Whilst the intensity of cross-border flows may be increasing, this does not necessarily signify the fundamental change in the nature of world politics proclaimed by so many of those who argue that we have entered an era of globalization. World-system theorists insist that the only way to discover how significant contemporary developments really are is to view them in the context of the deeper structural processes at work in the world-system. When this is done, we may well discover indications that important changes are afoot. Wallerstein, for example, regards the delegitimation of the sovereign-state as one manifestation of the crisis engulfing the modern world-system. However, the essential first step in generating any understanding of those trends regarded as evidence of globalization must be to map-out the contours of the modern world-system itself. If we fail to do so, we will inevitably fail to gauge the real significance of the changes which are occurring.
Another danger of adopting an ahistoric and uncritical attitude to globalization is that it can blind us to the way in which reference to globalization is increasingly becoming part of the ideological armoury of elites within the world-system. Globalization is now regularly cited as a reason to promote measures to reduce workers' rights and lessen other constraints on business. Many politicians and business leaders argue that unless businesses are allowed to function without constraints, they will not be able to compete in a globalizing economy.

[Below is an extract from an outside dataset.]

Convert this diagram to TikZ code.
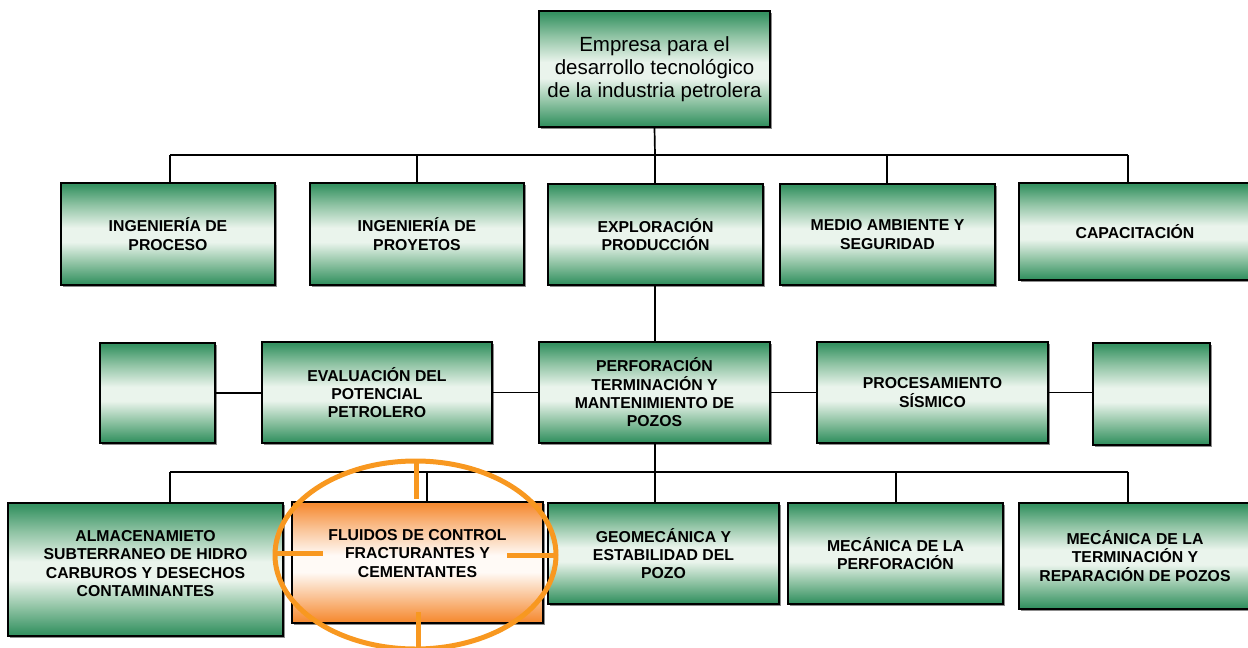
\documentclass[tikz,border=0pt]{standalone}
\usepackage{fontspec}
\setmainfont{Liberation Sans}
\usetikzlibrary{shadows,shapes.geometric}

\definecolor{gdark}{RGB}{54,146,98}
\definecolor{gmid}{RGB}{145,196,165}
\definecolor{glight}{RGB}{234,244,236}
\definecolor{odark}{RGB}{246,140,52}
\definecolor{omid}{RGB}{250,195,150}
\definecolor{olight}{RGB}{255,250,246}
\definecolor{ring}{RGB}{248,152,32}

% vertical bands: dark edges, pale middle
\pgfdeclareverticalshading{greenband}{100bp}{color(0bp)=(gdark); color(26bp)=(gdark); color(36bp)=(gmid); color(46bp)=(glight); color(53bp)=(glight); color(64bp)=(gmid); color(74bp)=(gdark); color(100bp)=(gdark)}
\pgfdeclareverticalshading{orangeband}{100bp}{color(0bp)=(odark); color(26bp)=(odark); color(36bp)=(omid); color(46bp)=(olight); color(53bp)=(olight); color(64bp)=(omid); color(74bp)=(odark); color(100bp)=(odark)}

\tikzset{
  box/.style={draw=black, line width=1.8pt, shading=greenband, rectangle,
    inner sep=2pt, align=center, font=\fontsize{15.8}{18.3}\selectfont\bfseries,
    drop shadow={shadow xshift=1.5pt, shadow yshift=-1.5pt, fill=black!45, opacity=1}},
  headbox/.style={box, font=\fontsize{20.5}{23}\selectfont\mdseries},
  hotbox/.style={box, shading=orangeband},
  link/.style={draw=black, line width=1.7pt},
  target/.style={draw=ring, line width=5pt}
}

\begin{document}
\begin{tikzpicture}[x=1pt, y=-1pt]
\useasboundingbox (0,0) rectangle (1248,648);
\clip (0,0) rectangle (1248,648);

% head
\node[headbox, minimum width=231, minimum height=116] (head) at (654.5,69)
  {Empresa para el\\desarrollo tecnológico\\de la industria petrolera};

% first level
\node[box, minimum width=214, minimum height=102] (ip) at (168,234) {INGENIERÍA DE\\PROCESO};
\node[box, minimum width=214, minimum height=102] (iy) at (417,234) {INGENIERÍA DE\\PROYETOS};
\node[box, minimum width=215, minimum height=101] (ep) at (655.5,234.5) {EXPLORACIÓN\\PRODUCCIÓN};
\node[box, minimum width=215, minimum height=101] (ma) at (887.5,234.5) {MEDIO AMBIENTE Y\\SEGURIDAD};
\node[box, minimum width=232, minimum height=97] (cap) at (1135,231.5) {CAPACITACIÓN};

% second level
\node[box, minimum width=115, minimum height=100] (sl) at (157.5,393) {};
\node[box, minimum width=230, minimum height=101] (ev) at (377,392.5) {EVALUACIÓN DEL\\POTENCIAL\\PETROLERO};
\node[box, minimum width=231, minimum height=101] (pf) at (654.5,392.5) {PERFORACIÓN\\TERMINACIÓN Y\\MANTENIMIENTO DE\\POZOS};
\node[box, minimum width=231, minimum height=101] (ps) at (932.5,392.5) {PROCESAMIENTO\\SÍSMICO};
\node[box, minimum width=117, minimum height=102] (sr) at (1151.5,394) {};

% third level
\node[box, minimum width=275, minimum height=133,
  label={[align=center, font=\fontsize{15.8}{18.3}\selectfont\bfseries, yshift=6pt]center:ALMACENAMIETO\\SUBTERRANEO DE HIDRO\\CARBUROS Y DESECHOS\\CONTAMINANTES}]
  (al) at (145.5,569.5) {};
\node[hotbox, minimum width=251, minimum height=121,
  label={[align=center, font=\fontsize{15.8}{18.3}\selectfont\bfseries, yshift=9pt]center:FLUIDOS DE CONTROL\\FRACTURANTES Y\\CEMENTANTES}]
  (fl) at (417.5,562.5) {};
\node[box, minimum width=231, minimum height=101] (ge) at (663.5,553.5) {GEOMECÁNICA Y\\ESTABILIDAD DEL\\POZO};
\node[box, minimum width=215, minimum height=101] (mp) at (895.5,553.5) {MECÁNICA DE LA\\PERFORACIÓN};
\node[box, minimum width=232, minimum height=106] (mt) at (1135,556) {MECÁNICA DE LA\\TERMINACIÓN Y\\REPARACIÓN DE POZOS};

% bus points
\coordinate (u0) at (655,155);
\coordinate (u1) at (170,155);
\coordinate (u2) at (417,155);
\coordinate (u3) at (887,155);
\coordinate (u4) at (1128,155);
\coordinate (d0) at (655,472);
\coordinate (d1) at (170,472);
\coordinate (d2) at (427,472);
\coordinate (d3) at (896,472);
\coordinate (d4) at (1128,472);

% upper connectors
\draw[link] (head.south) -- (u0);
\draw[link] (u1) -- (u4);
\draw[link] (u1) -- (u1 |- ip.north);
\draw[link] (u2) -- (u2 |- iy.north);
\draw[link] (u0) -- (u0 |- ep.north);
\draw[link] (u3) -- (u3 |- ma.north);
\draw[link] (u4) -- (u4 |- cap.north);

% middle connectors
\draw[link] (ep.south -| u0) -- (pf.north -| u0);
\draw[link] (sl.east) -- (sl.east -| ev.west);
\draw[link] (ev.east) -- (ev.east -| pf.west);
\draw[link] (pf.east) -- (pf.east -| ps.west);
\draw[link] (ps.east) -- (ps.east -| sr.west);

% lower connectors
\draw[link] (pf.south -| d0) -- (d0);
\draw[link] (d1) -- (d4);
\draw[link] (d1) -- (d1 |- al.north);
\draw[link] (d2) -- (d2 |- fl.north);
\draw[link] (d0) -- (d0 |- ge.north);
\draw[link] (d3) -- (d3 |- mp.north);
\draw[link] (d4) -- (d4 |- mt.north);

% highlight ring with cross marks
\node[target, ellipse, minimum width=281, minimum height=188, inner sep=0pt] (ring) at (415.5,555) {};
\draw[target] (416,461) -- (416,499);
\draw[target] (418,612) -- (418,650);
\draw[target] (275,553) -- (323,553);
\draw[target] (507,555) -- (556,555);
\end{tikzpicture}
\end{document}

Such ideological justifications for policies which favour the interests of business can only be countered through a broader understanding of the relationship between the political and the economic structures of the world-system. As we have seen, the understanding proffered by the world-system theorists suggests that there is nothing natural or inevitable about a world order based on a global market. The current world-system, like all other historical systems, will eventually come to an end. Therefore, rather than accept the inevitability of the present order, the task facing us is to lay the foundations for a new world-system—a global society which is more just and more humane than our own.